┏━━
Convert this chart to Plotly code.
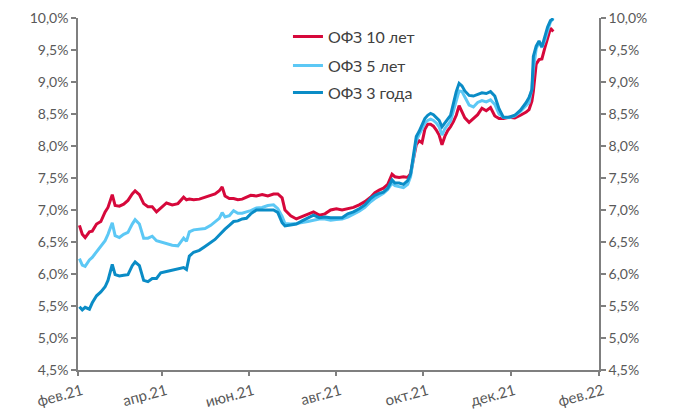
import pandas as pd
import plotly.graph_objects as go

dates = [
    "2021-02-02", "2021-02-04", "2021-02-06", "2021-02-09", "2021-02-11", "2021-02-14",
    "2021-02-17", "2021-02-20", "2021-02-22", "2021-02-25", "2021-02-27", "2021-03-02",
    "2021-03-05", "2021-03-08", "2021-03-11", "2021-03-13", "2021-03-16", "2021-03-19",
    "2021-03-22", "2021-03-25", "2021-03-28", "2021-03-31", "2021-04-04", "2021-04-08",
    "2021-04-12", "2021-04-16", "2021-04-18", "2021-04-20", "2021-04-23", "2021-04-27",
    "2021-05-01", "2021-05-05", "2021-05-08", "2021-05-11", "2021-05-13", "2021-05-15",
    "2021-05-18", "2021-05-21", "2021-05-24", "2021-05-27", "2021-05-30", "2021-06-02",
    "2021-06-06", "2021-06-10", "2021-06-14", "2021-06-18", "2021-06-21", "2021-06-24",
    "2021-06-26", "2021-06-30", "2021-07-04", "2021-07-08", "2021-07-12", "2021-07-16",
    "2021-07-20", "2021-07-24", "2021-07-28", "2021-08-01", "2021-08-05", "2021-08-09",
    "2021-08-13", "2021-08-17", "2021-08-21", "2021-08-25", "2021-08-28", "2021-08-31",
    "2021-09-03", "2021-09-06", "2021-09-09", "2021-09-11", "2021-09-14", "2021-09-17",
    "2021-09-20", "2021-09-22", "2021-09-24", "2021-09-26", "2021-09-28", "2021-09-30",
    "2021-10-02", "2021-10-04", "2021-10-06", "2021-10-08", "2021-10-10", "2021-10-12",
    "2021-10-14", "2021-10-16", "2021-10-18", "2021-10-20", "2021-10-22", "2021-10-24",
    "2021-10-26", "2021-10-28", "2021-10-30", "2021-11-02", "2021-11-05", "2021-11-08",
    "2021-11-11", "2021-11-14", "2021-11-17", "2021-11-20", "2021-11-23", "2021-11-26",
    "2021-11-30", "2021-12-04", "2021-12-08", "2021-12-12", "2021-12-14", "2021-12-16",
    "2021-12-17", "2021-12-19", "2021-12-21", "2021-12-23", "2021-12-25", "2021-12-27",
    "2021-12-29", "2021-12-31",
]

ofz_10y = [
    6.76, 6.62, 6.57, 6.66, 6.67, 6.78, 6.82, 6.97, 7.04, 7.24, 7.07, 7.06,
    7.09, 7.15, 7.25, 7.30, 7.24, 7.10, 7.05, 7.05, 6.97, 7.03, 7.11, 7.08,
    7.10, 7.20, 7.16, 7.17, 7.16, 7.17, 7.20, 7.23, 7.25, 7.30, 7.36, 7.22,
    7.18, 7.18, 7.16, 7.17, 7.20, 7.23, 7.22, 7.24, 7.22, 7.25, 7.25, 7.19,
    7.00, 6.91, 6.86, 6.90, 6.94, 6.97, 6.92, 6.94, 7.00, 7.02, 7.00, 7.02,
    7.04, 7.08, 7.13, 7.20, 7.27, 7.31, 7.34, 7.40, 7.56, 7.52, 7.51, 7.52,
    7.51, 7.57, 7.78, 8.02, 8.08, 8.05, 8.26, 8.34, 8.34, 8.31, 8.25, 8.17,
    8.02, 8.15, 8.24, 8.30, 8.38, 8.48, 8.63, 8.52, 8.44, 8.37, 8.43, 8.49,
    8.59, 8.55, 8.60, 8.47, 8.43, 8.43, 8.45, 8.44, 8.48, 8.53, 8.57, 8.70,
    8.85, 9.28, 9.35, 9.36, 9.53, 9.68, 9.84, 9.79,
]

ofz_5y = [
    6.24, 6.14, 6.12, 6.22, 6.26, 6.35, 6.44, 6.52, 6.62, 6.80, 6.60, 6.57,
    6.62, 6.65, 6.78, 6.85, 6.78, 6.56, 6.56, 6.59, 6.52, 6.50, 6.48, 6.45,
    6.44, 6.56, 6.51, 6.66, 6.69, 6.70, 6.71, 6.76, 6.81, 6.87, 6.96, 6.89,
    6.91, 6.99, 6.95, 6.95, 6.97, 6.99, 7.03, 7.04, 7.07, 7.08, 7.02, 6.90,
    6.79, 6.78, 6.79, 6.80, 6.82, 6.84, 6.86, 6.86, 6.84, 6.85, 6.86, 6.89,
    6.93, 6.98, 7.04, 7.13, 7.18, 7.22, 7.26, 7.32, 7.42, 7.38, 7.37, 7.35,
    7.40, 7.52, 7.80, 8.08, 8.18, 8.28, 8.36, 8.40, 8.42, 8.40, 8.36, 8.30,
    8.17, 8.27, 8.33, 8.39, 8.55, 8.72, 8.86, 8.85, 8.76, 8.64, 8.61, 8.68,
    8.71, 8.69, 8.72, 8.65, 8.50, 8.45, 8.44, 8.47, 8.54, 8.63, 8.68, 8.90,
    9.20, 9.52, 9.62, 9.54, 9.65, 9.80, 9.94, 10.00,
]

ofz_3y = [
    5.49, 5.44, 5.48, 5.45, 5.55, 5.66, 5.72, 5.80, 5.90, 6.15, 5.99, 5.97,
    5.98, 5.99, 6.13, 6.19, 6.13, 5.90, 5.88, 5.93, 5.93, 6.02, 6.04, 6.06,
    6.07, 6.10, 6.07, 6.28, 6.34, 6.37, 6.43, 6.49, 6.54, 6.61, 6.66, 6.70,
    6.76, 6.82, 6.83, 6.86, 6.87, 6.94, 7.00, 7.00, 6.99, 7.00, 6.96, 6.80,
    6.75, 6.76, 6.78, 6.83, 6.88, 6.92, 6.88, 6.89, 6.88, 6.88, 6.88, 6.94,
    6.97, 7.02, 7.08, 7.18, 7.23, 7.26, 7.28, 7.34, 7.47, 7.42, 7.42, 7.40,
    7.46, 7.56, 7.89, 8.15, 8.23, 8.33, 8.43, 8.48, 8.51, 8.49, 8.44, 8.40,
    8.30, 8.37, 8.42, 8.48, 8.66, 8.85, 8.98, 8.94, 8.86, 8.79, 8.78, 8.80,
    8.83, 8.82, 8.85, 8.78, 8.58, 8.45, 8.45, 8.48, 8.56, 8.68, 8.76, 8.88,
    9.40, 9.56, 9.64, 9.55, 9.70, 9.86, 9.96, 9.99,
]

series_names = ["ОФЗ 10 лет", "ОФЗ 5 лет", "ОФЗ 3 года"]
series_colors = ["#D6083B", "#5CC8F5", "#0A8CC6"]

x_tickvals = ["2021-02-01", "2021-04-01", "2021-06-01", "2021-08-01",
              "2021-10-01", "2021-12-01", "2022-02-01"]
x_ticktext = ["фев.21", "апр.21", "июн.21", "авг.21", "окт.21", "дек.21", "фев.22"]

y_tickvals = [4.5, 5.0, 5.5, 6.0, 6.5, 7.0, 7.5, 8.0, 8.5, 9.0, 9.5, 10.0]
y_ticktext = [f"{v:.1f}%".replace(".", ",") for v in y_tickvals]

x = pd.to_datetime(dates)
fig = go.Figure()
data = [ofz_10y, ofz_5y, ofz_3y]
legends = ["legend", "legend2", "legend3"]
for i, (name, vals, col) in enumerate(zip(series_names, data, series_colors)):
    fig.add_trace(go.Scatter(
        x=x, y=vals, name=name, mode="lines",
        line=dict(color=col, width=3),
        yaxis="y2" if i == 2 else "y",
        legend=legends[i],
    ))

font_family = "Lato, 'Open Sans', sans-serif"
text_col = "#595959"
axis_col = "#7F7F7F"

yaxis_common = dict(
    range=[4.5, 10.0], tickmode="array", tickvals=y_tickvals, ticktext=y_ticktext,
    showgrid=False, zeroline=False, showline=True, linecolor=axis_col, linewidth=1.5,
    ticks="outside", ticklen=5, tickcolor=axis_col, tickwidth=1.5,
    tickfont=dict(family=font_family, size=14, color=text_col),
    automargin=False,
)

leg_common = dict(
    font=dict(family=font_family, size=16, color="#404040"),
    bgcolor="rgba(0,0,0,0)", xanchor="left", yanchor="middle", x=0.403,
)

fig.update_layout(
    width=679, height=412,
    margin=dict(l=78, r=80, t=18, b=42),
    paper_bgcolor="white", plot_bgcolor="white",
    xaxis=dict(
        type="date", range=["2021-02-01", "2022-02-01"],
        tickmode="array", tickvals=x_tickvals, ticktext=x_ticktext,
        tickangle=-15, showgrid=False, zeroline=False,
        showline=True, linecolor=axis_col, linewidth=1.5,
        ticks="outside", ticklen=4, tickcolor=axis_col, tickwidth=1.5,
        tickfont=dict(family=font_family, size=15, color=text_col),
        ticklabelstandoff=1, ticklabelshift=4,
        automargin=False,
    ),
    yaxis=dict(side="left", **yaxis_common),
    yaxis2=dict(side="right", overlaying="y", anchor="x", **yaxis_common),
    legend=dict(y=0.947, **leg_common),
    legend2=dict(y=0.8645, **leg_common),
    legend3=dict(y=0.788, **leg_common),
    showlegend=True,
)

fig.write_html("out.html", config={"displayModeBar": False},
               post_script="document.body.style.margin='0';")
┗━━
Leave out the pictures, then repeat the listing above exactly from its first line to the line with "import plotly.graph_objects as go", inclusive.

### EXERCISE RESPONSE
Convert this chart to Plotly code.
import pandas as pd
import plotly.graph_objects as go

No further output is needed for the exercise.